本来の目的の子どもの基本的な生活リズムを身につけるという趣旨から、私の個人的な見解ですが、改善と言えるのは、「早く寝て早く起きるようになった」、あと、「寝る時間は変わらないけれども早く起きるようになった」、「早く寝るけれども起きる時間は変わらないという」、このアンケートに入っている三つの回答ぐらいではないかと私は思います。
このアンケートから実際に導き出される結果は、早寝遅起き3園、早く寝るが起きる時刻は同じが1園、寝る時刻は同じで早く起きるが1園の62園中の五つの園で、つまり、これは全体の8%にしかなりません。
子どもの数で見ると、アンケートに答えた子ども1,136人中275人という全体の24%が、本来の実数値です。
区長は、このアンケート結果から、この事業により改善されたと言えるのは、どの分類の回答だと思われますでしょうか。
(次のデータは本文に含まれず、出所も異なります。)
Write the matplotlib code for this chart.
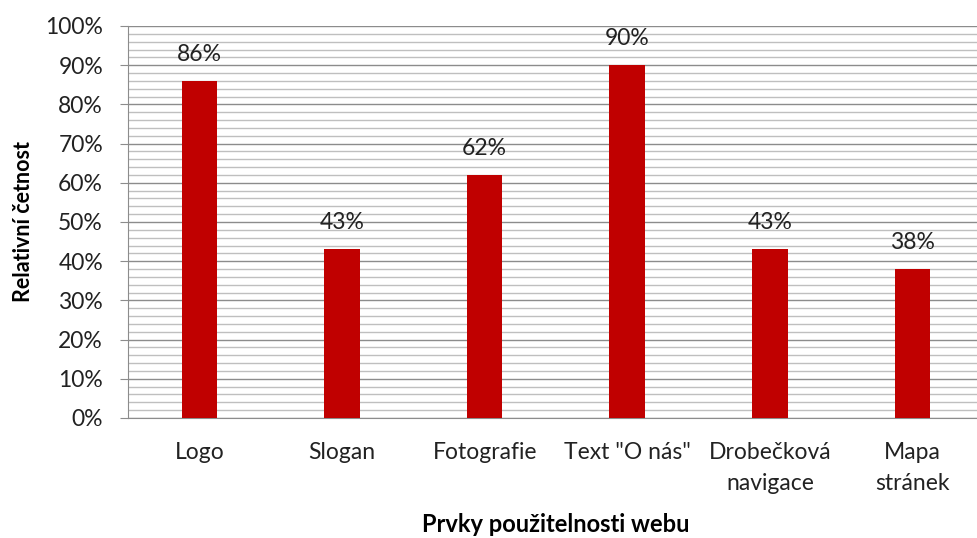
import matplotlib.pyplot as plt
from matplotlib.ticker import MultipleLocator, PercentFormatter

# Prvky použitelnosti webu - relativní četnost
kategorie = ['Logo', 'Slogan', 'Fotografie', 'Text "O nás"', 'Drobečková\nnavigace', 'Mapa\nstránek']
hodnoty = [86, 43, 62, 90, 43, 38]

plt.rcParams['font.family'] = ['Lato', 'DejaVu Sans']

fig = plt.figure(figsize=(9.77, 5.38), dpi=100)
# plocha grafu sahá kousek za pravý okraj obrázku
ax = fig.add_axes([128/977, 120/538, 856/977, 392/538])

x = range(len(kategorie))
sloupce = ax.bar(x, hodnoty, width=0.25, color='#c00000', zorder=3)

for s, h in zip(sloupce, hodnoty):
    ax.text(s.get_x() + s.get_width()/2, h + 6.8, '%d%%' % h,
            ha='center', va='center', fontsize=16.5, color='#222222')

ax.set_xlim(-0.5, len(kategorie) - 0.5)
ax.set_ylim(0, 100)
ax.yaxis.set_major_locator(MultipleLocator(10))
ax.yaxis.set_minor_locator(MultipleLocator(2))
ax.yaxis.set_major_formatter(PercentFormatter(decimals=0))

ax.grid(axis='y', which='major', color='#8c8c8c', linewidth=1.0, zorder=0)
ax.grid(axis='y', which='minor', color='#bfbfbf', linewidth=1.0, zorder=0)

ax.set_xticks(list(x))
ax.set_xticklabels(kategorie, fontsize=16.5, color='#222222', linespacing=1.6, va='top')
ax.tick_params(axis='y', labelsize=16.5, colors='#222222', length=6, color='#8c8c8c', which='major', pad=12)
ax.tick_params(axis='y', which='minor', length=0)
ax.tick_params(axis='x', length=0, pad=17)

for side in ['top', 'right']:
    ax.spines[side].set_visible(False)
ax.spines['left'].set_color('#8c8c8c')
ax.spines['bottom'].set_color('#8c8c8c')

ax.set_ylabel('Relativní četnost', fontsize=15.5, fontweight='bold', labelpad=8)
ax.set_xlabel('Prvky použitelnosti webu', fontsize=17, fontweight='bold', labelpad=14)

fig.savefig('out.png', dpi=100)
また、この結果から、この事業の成果報告にある半数近くが改善されたという、このデータの取り方、分析の仕方をどう思われますでしょうか。
【区長】
申しわけありません。細かい分析のアンケートの内容までは、私、目を通しておりませんけれども、いまのおっしゃるとおりの数字だとするならば、そういった委員がおっしゃるところの懸念は当然のことかと思います。
<長谷川>
この事業というのは、23年度も続いていると思いますが、根本的にやり方を考えないと、結局、この22年度と同じやり方を踏襲する結果になるのではないかと思います。
区長には、あらかじめ資料は午前中に提出させていただきましたけれども、もう既に23年も半分を過ぎてしまっていますが、22年度のこの結果を再評価した事業の見直し、そして、より効果の上がる方法への事業の見直しをすべきではないかと思いますけれども、いかがでしょうか。
【子ども家庭部長】
この生活リズムの取り組みについては、平成20年度から実施をしているところでございます。
毎年、どのようにしたら、実際に子どもの生活リズムが向上するのか、それについては、毎年、検討を重ねながら、現時点に至っております。
例えば子どもたちにカレンダーをつけてもらうであるとか、あるいは保育園、幼稚園で、朝食の朝ご飯の絵をかいてもらって、それを展示し、保護者の方に啓発していく、そういった取り組みを続けているところでございます。
委員のご指摘を踏まえまして、今後も、できるだけ成果の上がるような取り組みを続けていきたいというふうに考えております。
<長谷川>
私も、小学生の子どもを育てている1人の親でもありますけれども、この事業の必要性というのは、とても大きいと考えております。
これは今後も進めていく事業であると私も思っておりますので、応援はしたいと思っております。
そのためにも、ぜひ事業設計を改めて、検討していただきたいと思っておりますので、よろしくお願いいたします。